__What to do__
Check each line of the listing below for the word "that" and say how many lines have it. Nothing else should be written.

-------- Information provided

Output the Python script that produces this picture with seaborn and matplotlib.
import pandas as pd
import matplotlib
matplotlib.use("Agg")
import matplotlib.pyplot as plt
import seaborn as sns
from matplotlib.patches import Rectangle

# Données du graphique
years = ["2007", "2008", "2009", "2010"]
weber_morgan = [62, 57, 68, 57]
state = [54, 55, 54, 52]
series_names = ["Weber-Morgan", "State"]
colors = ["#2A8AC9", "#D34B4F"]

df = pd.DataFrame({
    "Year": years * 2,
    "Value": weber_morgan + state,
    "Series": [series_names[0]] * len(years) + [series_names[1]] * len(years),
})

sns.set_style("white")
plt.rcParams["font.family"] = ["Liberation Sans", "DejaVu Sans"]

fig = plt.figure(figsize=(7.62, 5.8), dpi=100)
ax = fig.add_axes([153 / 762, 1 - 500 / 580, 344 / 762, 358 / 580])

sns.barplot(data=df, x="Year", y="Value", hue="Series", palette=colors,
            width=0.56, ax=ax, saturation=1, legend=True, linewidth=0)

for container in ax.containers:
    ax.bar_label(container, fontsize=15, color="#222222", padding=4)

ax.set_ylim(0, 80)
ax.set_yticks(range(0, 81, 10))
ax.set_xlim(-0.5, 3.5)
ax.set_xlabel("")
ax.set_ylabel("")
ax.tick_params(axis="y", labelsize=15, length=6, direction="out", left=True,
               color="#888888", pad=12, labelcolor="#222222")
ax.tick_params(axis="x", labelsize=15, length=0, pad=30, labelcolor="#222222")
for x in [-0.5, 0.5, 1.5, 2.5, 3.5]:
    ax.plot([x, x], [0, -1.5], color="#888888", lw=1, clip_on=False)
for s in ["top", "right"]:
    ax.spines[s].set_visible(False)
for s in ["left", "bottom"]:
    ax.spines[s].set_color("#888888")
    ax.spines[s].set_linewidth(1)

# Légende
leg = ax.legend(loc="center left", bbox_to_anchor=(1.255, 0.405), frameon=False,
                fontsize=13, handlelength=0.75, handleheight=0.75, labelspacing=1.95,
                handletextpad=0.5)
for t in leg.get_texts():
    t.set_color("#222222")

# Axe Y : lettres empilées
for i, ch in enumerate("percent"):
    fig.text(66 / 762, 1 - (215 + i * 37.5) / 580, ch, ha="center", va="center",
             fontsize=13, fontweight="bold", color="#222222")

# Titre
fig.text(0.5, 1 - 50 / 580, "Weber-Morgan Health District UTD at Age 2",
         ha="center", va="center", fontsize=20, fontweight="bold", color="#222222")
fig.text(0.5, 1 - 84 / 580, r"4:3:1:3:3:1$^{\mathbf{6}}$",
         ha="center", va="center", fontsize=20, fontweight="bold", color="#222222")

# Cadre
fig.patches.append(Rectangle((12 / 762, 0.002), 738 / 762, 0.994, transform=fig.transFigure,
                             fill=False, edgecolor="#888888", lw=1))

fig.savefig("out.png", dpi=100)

----------------
-------- Information provided

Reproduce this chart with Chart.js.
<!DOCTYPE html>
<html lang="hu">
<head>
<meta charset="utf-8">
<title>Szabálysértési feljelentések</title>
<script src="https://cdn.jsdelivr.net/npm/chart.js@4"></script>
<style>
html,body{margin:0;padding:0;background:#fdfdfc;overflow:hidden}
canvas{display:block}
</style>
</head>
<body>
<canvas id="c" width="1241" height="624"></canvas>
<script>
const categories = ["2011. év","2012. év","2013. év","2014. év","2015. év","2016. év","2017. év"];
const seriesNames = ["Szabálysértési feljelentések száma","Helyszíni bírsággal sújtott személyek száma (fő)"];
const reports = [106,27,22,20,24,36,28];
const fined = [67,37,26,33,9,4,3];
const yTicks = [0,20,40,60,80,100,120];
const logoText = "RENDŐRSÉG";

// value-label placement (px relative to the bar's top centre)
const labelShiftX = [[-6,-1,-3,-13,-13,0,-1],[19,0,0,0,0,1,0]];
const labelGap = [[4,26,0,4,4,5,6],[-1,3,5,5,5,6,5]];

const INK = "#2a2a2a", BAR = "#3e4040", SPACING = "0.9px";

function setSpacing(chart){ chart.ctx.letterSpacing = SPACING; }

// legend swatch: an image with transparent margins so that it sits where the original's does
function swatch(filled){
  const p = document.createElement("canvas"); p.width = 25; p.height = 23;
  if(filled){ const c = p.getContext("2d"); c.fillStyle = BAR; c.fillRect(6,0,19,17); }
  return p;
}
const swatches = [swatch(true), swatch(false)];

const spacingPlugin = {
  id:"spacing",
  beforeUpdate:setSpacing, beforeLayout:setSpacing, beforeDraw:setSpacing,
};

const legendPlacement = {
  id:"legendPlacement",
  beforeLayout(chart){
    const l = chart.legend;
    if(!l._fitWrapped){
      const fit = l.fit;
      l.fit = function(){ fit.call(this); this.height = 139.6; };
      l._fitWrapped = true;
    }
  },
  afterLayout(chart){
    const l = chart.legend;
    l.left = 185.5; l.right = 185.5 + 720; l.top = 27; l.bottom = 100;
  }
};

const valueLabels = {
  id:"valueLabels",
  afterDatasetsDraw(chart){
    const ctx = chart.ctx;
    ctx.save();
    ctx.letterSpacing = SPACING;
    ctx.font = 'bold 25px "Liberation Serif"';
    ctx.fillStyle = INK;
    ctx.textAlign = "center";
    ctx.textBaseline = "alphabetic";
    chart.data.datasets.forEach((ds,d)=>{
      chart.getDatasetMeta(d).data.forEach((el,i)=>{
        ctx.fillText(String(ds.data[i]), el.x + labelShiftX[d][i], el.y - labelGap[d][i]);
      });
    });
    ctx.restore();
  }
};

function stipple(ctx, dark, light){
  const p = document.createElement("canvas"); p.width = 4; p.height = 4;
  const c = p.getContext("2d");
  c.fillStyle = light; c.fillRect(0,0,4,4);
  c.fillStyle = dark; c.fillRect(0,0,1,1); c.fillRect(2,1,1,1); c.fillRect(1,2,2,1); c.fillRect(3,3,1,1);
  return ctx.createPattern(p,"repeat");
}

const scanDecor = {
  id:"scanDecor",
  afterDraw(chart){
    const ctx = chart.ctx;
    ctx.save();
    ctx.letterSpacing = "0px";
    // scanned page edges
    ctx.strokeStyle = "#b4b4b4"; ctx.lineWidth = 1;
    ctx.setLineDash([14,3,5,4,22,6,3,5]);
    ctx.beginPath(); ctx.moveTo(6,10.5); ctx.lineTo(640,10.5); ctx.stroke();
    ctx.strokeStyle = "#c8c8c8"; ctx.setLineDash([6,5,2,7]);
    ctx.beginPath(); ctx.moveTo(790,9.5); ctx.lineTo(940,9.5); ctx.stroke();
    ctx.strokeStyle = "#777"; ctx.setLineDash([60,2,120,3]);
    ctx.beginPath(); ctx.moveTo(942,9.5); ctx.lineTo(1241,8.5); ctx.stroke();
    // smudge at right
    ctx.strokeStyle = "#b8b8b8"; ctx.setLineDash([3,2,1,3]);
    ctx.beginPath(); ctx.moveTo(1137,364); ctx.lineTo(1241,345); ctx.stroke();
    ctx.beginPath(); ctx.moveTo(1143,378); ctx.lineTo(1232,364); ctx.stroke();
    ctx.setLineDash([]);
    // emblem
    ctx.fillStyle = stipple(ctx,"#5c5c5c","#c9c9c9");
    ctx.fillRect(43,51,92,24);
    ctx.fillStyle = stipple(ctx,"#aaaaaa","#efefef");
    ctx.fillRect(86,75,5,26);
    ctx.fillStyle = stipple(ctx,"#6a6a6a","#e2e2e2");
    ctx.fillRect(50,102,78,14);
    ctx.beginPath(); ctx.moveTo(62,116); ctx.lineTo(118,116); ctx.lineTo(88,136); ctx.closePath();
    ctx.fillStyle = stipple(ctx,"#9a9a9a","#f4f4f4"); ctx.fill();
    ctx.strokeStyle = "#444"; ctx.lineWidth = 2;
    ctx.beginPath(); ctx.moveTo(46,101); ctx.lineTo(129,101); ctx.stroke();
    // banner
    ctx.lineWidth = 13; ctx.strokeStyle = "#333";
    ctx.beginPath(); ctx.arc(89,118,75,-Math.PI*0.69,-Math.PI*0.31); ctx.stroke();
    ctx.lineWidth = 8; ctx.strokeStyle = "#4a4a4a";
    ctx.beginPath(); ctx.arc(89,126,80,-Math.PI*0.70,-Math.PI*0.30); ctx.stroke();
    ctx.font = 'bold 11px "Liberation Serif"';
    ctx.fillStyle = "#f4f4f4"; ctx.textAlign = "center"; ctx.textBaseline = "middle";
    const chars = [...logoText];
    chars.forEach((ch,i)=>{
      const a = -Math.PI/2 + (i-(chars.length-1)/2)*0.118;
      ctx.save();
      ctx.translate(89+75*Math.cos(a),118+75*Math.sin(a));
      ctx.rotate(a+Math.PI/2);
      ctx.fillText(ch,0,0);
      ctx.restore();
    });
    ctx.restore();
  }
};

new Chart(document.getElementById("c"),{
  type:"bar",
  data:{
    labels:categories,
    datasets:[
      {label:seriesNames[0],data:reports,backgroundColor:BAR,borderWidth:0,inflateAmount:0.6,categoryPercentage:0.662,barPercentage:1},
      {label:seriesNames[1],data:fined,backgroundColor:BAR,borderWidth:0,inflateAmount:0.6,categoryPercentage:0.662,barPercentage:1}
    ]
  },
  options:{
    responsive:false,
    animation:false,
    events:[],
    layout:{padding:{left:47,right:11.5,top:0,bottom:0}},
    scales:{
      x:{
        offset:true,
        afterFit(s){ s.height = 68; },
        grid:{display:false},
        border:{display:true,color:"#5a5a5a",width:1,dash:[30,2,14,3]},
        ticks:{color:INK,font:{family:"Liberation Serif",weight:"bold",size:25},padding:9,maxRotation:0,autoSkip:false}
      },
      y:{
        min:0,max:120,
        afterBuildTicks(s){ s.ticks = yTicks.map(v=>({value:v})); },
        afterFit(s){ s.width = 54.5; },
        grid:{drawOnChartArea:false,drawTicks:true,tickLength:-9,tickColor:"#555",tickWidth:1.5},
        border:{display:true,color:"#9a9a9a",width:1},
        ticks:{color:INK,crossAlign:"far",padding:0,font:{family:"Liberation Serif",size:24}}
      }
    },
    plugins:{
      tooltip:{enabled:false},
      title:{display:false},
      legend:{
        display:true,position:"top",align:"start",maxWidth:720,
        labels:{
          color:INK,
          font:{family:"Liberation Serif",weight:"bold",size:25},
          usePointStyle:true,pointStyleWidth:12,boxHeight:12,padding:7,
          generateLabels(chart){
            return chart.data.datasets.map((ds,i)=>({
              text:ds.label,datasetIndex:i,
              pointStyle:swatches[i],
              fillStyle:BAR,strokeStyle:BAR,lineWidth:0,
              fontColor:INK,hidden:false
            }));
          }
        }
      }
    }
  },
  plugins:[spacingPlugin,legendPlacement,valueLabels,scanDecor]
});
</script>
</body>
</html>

----------------
-------- Information provided

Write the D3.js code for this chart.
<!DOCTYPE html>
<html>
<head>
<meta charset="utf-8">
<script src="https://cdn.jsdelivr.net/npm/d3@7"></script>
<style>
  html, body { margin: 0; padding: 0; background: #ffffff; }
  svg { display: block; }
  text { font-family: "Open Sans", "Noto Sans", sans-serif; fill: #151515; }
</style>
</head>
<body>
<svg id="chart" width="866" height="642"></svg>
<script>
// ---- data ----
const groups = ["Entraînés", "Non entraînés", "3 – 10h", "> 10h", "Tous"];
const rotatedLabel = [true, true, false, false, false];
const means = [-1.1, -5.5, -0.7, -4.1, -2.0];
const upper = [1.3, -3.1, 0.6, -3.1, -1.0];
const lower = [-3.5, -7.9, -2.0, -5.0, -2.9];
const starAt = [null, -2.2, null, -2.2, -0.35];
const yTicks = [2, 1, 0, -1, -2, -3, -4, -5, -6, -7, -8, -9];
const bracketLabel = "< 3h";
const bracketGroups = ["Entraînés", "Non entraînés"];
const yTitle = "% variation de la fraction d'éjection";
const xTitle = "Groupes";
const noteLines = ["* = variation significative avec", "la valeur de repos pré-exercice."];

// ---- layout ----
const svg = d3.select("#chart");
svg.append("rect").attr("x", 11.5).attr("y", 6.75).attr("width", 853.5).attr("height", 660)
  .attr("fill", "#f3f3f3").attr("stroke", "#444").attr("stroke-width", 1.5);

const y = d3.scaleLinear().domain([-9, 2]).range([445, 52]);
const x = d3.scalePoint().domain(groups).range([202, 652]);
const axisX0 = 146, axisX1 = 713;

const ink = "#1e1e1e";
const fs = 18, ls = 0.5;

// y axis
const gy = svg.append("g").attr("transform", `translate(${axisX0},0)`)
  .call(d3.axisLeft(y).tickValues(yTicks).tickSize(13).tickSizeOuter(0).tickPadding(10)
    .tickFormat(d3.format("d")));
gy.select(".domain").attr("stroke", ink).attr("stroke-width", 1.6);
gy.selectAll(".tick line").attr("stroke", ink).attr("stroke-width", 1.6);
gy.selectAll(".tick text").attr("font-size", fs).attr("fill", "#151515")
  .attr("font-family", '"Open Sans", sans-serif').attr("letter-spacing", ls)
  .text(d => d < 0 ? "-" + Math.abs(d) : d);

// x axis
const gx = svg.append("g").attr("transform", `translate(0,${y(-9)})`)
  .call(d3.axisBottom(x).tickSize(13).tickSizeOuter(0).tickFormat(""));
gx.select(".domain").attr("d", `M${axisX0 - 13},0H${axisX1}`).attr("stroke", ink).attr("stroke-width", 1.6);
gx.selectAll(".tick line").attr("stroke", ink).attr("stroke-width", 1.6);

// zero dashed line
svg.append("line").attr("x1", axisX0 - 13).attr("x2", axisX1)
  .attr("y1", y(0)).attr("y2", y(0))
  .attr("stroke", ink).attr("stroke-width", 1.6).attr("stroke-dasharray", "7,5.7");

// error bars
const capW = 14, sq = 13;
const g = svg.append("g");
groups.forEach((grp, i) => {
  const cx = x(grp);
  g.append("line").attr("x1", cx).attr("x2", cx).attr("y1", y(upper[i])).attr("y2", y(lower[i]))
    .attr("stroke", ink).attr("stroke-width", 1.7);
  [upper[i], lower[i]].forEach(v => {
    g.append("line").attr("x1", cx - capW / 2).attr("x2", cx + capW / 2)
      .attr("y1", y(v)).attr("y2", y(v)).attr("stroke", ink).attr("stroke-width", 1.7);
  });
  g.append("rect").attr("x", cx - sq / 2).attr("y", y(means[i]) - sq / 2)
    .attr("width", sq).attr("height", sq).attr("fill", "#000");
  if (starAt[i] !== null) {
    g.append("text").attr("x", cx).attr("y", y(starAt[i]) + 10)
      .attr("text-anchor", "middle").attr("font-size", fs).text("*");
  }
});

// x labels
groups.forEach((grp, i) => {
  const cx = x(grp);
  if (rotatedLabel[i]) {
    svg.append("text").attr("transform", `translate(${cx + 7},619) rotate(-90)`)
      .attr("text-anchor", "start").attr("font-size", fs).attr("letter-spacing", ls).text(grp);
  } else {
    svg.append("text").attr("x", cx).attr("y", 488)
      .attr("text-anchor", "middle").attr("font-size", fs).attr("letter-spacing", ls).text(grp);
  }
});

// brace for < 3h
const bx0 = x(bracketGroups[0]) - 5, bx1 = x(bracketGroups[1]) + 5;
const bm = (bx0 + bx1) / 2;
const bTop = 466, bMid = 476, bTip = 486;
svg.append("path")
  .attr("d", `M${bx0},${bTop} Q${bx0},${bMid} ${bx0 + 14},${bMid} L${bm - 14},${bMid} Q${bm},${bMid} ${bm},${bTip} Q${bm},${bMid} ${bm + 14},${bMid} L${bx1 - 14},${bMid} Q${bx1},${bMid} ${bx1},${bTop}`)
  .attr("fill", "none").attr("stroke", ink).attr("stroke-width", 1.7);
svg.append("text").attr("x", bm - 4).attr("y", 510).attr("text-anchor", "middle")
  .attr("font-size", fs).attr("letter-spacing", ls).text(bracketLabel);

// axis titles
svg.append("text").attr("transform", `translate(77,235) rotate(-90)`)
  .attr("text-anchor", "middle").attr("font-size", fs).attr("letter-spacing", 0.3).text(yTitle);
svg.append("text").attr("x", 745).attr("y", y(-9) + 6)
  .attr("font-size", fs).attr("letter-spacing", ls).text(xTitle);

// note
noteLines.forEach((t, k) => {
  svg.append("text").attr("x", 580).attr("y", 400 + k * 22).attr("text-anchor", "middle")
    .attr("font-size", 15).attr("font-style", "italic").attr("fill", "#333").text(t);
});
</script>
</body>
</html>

----------------

__Expected answer__
2